As appears from the record the only basis for the refusal of the trial court to proceed to trial on March 20 was its desire to have the defendant present. However, the defendant knowingly had absented himself but desired to proceed by his counsel, a right granted by section 1043.

[2] It cannot be denied that while it was through his own requests that the case was not tried before, however, as the court noted in the similar case of People v. Molinari, supra, at page 766, the waivers by the defendant of a right to a speedy trial for a period of several months could not amount to a similar waiver covering an additional period of approximately [116 Cal. App. 2d 849] seven weeks. [3] From the record before us it appears that the only reason for the final continuance was the condition of the court's calendar and that of defendant's counsel. Counsel's agreement to such setting was without prejudice to the position he had previously taken.

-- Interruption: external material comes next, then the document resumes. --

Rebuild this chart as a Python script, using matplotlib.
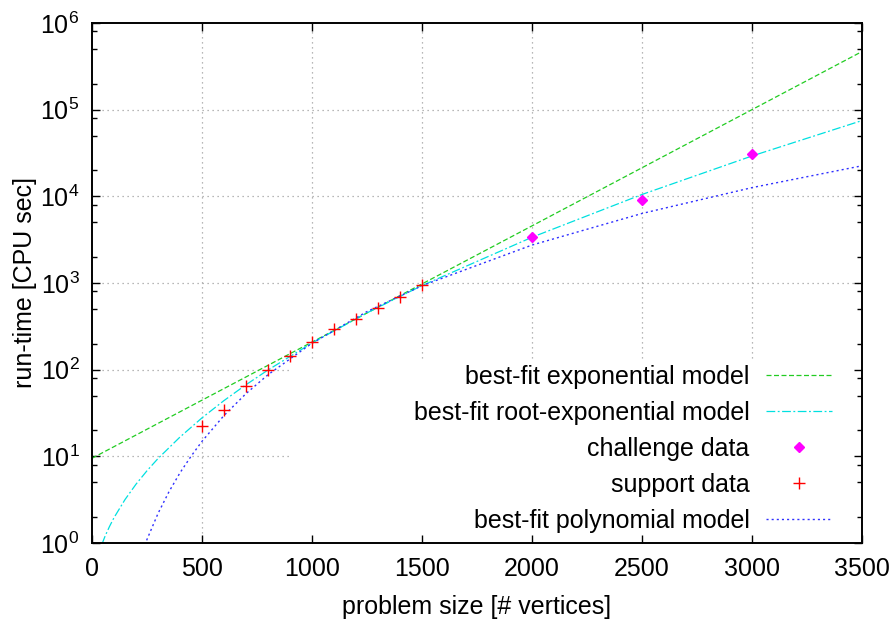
import matplotlib
matplotlib.use("Agg")
import matplotlib.pyplot as plt
from matplotlib.ticker import LogLocator, NullFormatter
from matplotlib.patches import Rectangle

plt.rcParams['font.family'] = ['Liberation Sans', 'DejaVu Sans']
plt.rcParams['mathtext.fontset'] = 'custom'
plt.rcParams['mathtext.rm'] = 'Liberation Sans'

# measured points
support_n = [500, 600, 700, 800, 900, 1000, 1100, 1200, 1300, 1400, 1500]
support_t = [22.4, 34.3, 64.8, 98.4, 145, 210, 292, 381, 519, 695, 948]
challenge_n = [2000, 2500, 3000]
challenge_t = [3420, 9000, 30500]

# model curves
exp_n = [0, 1000, 1500, 2000, 3000, 3500]
exp_t = [9.5, 208, 975, 4560, 100000, 468000]

rexp_n = [45, 60, 80, 100, 150, 200, 250, 300, 400, 500, 600, 700, 800,
          1000, 1250, 1500, 2000, 2500, 3000, 3500]
rexp_t = [0.966, 1.21, 1.56, 1.96, 3.17, 4.77, 6.82, 9.43, 16.7, 27.8, 44.0,
          67.0, 99.1, 203, 452, 933, 3370, 10500, 29200, 74800]

poly_n = [240, 250, 300, 350, 400, 450, 500, 600, 700, 800, 1000, 1250,
          1500, 2000, 2500, 3000, 3500]
poly_t = [0.945, 1.10, 2.19, 3.91, 6.46, 10.0, 14.9, 29.6, 52.9, 87.4, 202,
          468, 930, 2740, 6340, 12600, 22500]

xticks = [0, 500, 1000, 1500, 2000, 2500, 3000, 3500]
ygrid = [1e1, 1e2, 1e3, 1e4, 1e5]

fig = plt.figure(figsize=(8.95, 6.21), dpi=100)
ax = fig.add_axes([0.1028, 0.1256, 0.8603, 0.8374])

# dotted grid drawn by hand so the key box can blank it out
for x in xticks[1:-1]:
    ax.axvline(x, color='#a0a0a0', lw=0.9, ls=(0, (1, 3)), zorder=1)
for y in ygrid:
    ax.axhline(y, color='#a0a0a0', lw=0.9, ls=(0, (1, 3)), zorder=1)
ax.add_patch(Rectangle((0.257, 0), 0.743, 0.348, transform=ax.transAxes,
                       facecolor='white', edgecolor='none', zorder=1.5))

l_exp, = ax.plot(exp_n, exp_t, color='#22cc22', lw=0.9, ls=(0, (4, 2)))
l_rexp, = ax.plot(rexp_n, rexp_t, color='#00e0e0', lw=0.9, ls=(0, (7, 2, 1.5, 2)))
l_poly, = ax.plot(poly_n, poly_t, color='#3030ff', lw=1.0, ls=(0, (1.5, 2.2)))
l_ch, = ax.plot(challenge_n, challenge_t, ls='none', marker='D', ms=5,
                color='#ff00ff', zorder=3)
l_sup, = ax.plot(support_n, support_t, ls='none', marker='+', ms=8.5, mew=1.0,
                 color='#ff0000', zorder=3)

ax.set_yscale('log')
ax.set_xlim(0, 3500)
ax.set_ylim(1, 1e6)
ax.set_xticks(xticks)
ax.yaxis.set_major_locator(LogLocator(base=10, numticks=10))
ax.yaxis.set_minor_locator(LogLocator(base=10, subs=(2, 5, 8), numticks=10))
ax.yaxis.set_minor_formatter(NullFormatter())

ax.tick_params(which='both', direction='in', top=True, right=True, labelsize=18)
ax.tick_params(which='major', length=6, width=1.0)
ax.tick_params(axis='x', which='major', pad=10)
ax.tick_params(axis='y', which='major', pad=9)
ax.tick_params(which='minor', length=3.5, width=1.0)
for s in ax.spines.values():
    s.set_linewidth(1.4)

ax.set_xlabel("problem size [# vertices]", fontsize=18, labelpad=10)
ax.set_ylabel("run-time [CPU sec]", fontsize=18, labelpad=2)

leg = ax.legend([l_exp, l_rexp, l_ch, l_sup, l_poly],
                ["best-fit exponential model", "best-fit root-exponential model",
                 "challenge data", "support data", "best-fit polynomial model"],
                loc='lower right', bbox_to_anchor=(0.961, 0.02), frameon=False,
                markerfirst=False, fontsize=18, handlelength=2.65,
                handletextpad=0.65, labelspacing=0.48, borderpad=0,
                borderaxespad=0)
for t in leg.get_texts():
    t.set_ha('right')

fig.savefig("out.png", dpi=100)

Such facts and circumstances do not support the findings of the superior court that good cause was shown and such delay was not unreasonable. [4] As stated in Harris v. Municipal Court, 209 Cal. 55, 64 [285 P. 699]:

"Prejudice will be presumed from the violation of this constitutional right. It is enough for the defendant to show that the prosecution has been unreasonably delayed. It will not be presumed that good cause for the delay in fact existed. If there was any good cause it was for the prosecution to show it."

The judgment is reversed with directions to the trial court to enter its order directing the respondent Municipal Court of the City of Modesto to dismiss the criminal complaint now pending therein against the petitioner.

Van Dyke, P. J., and Schottky, J., concurred.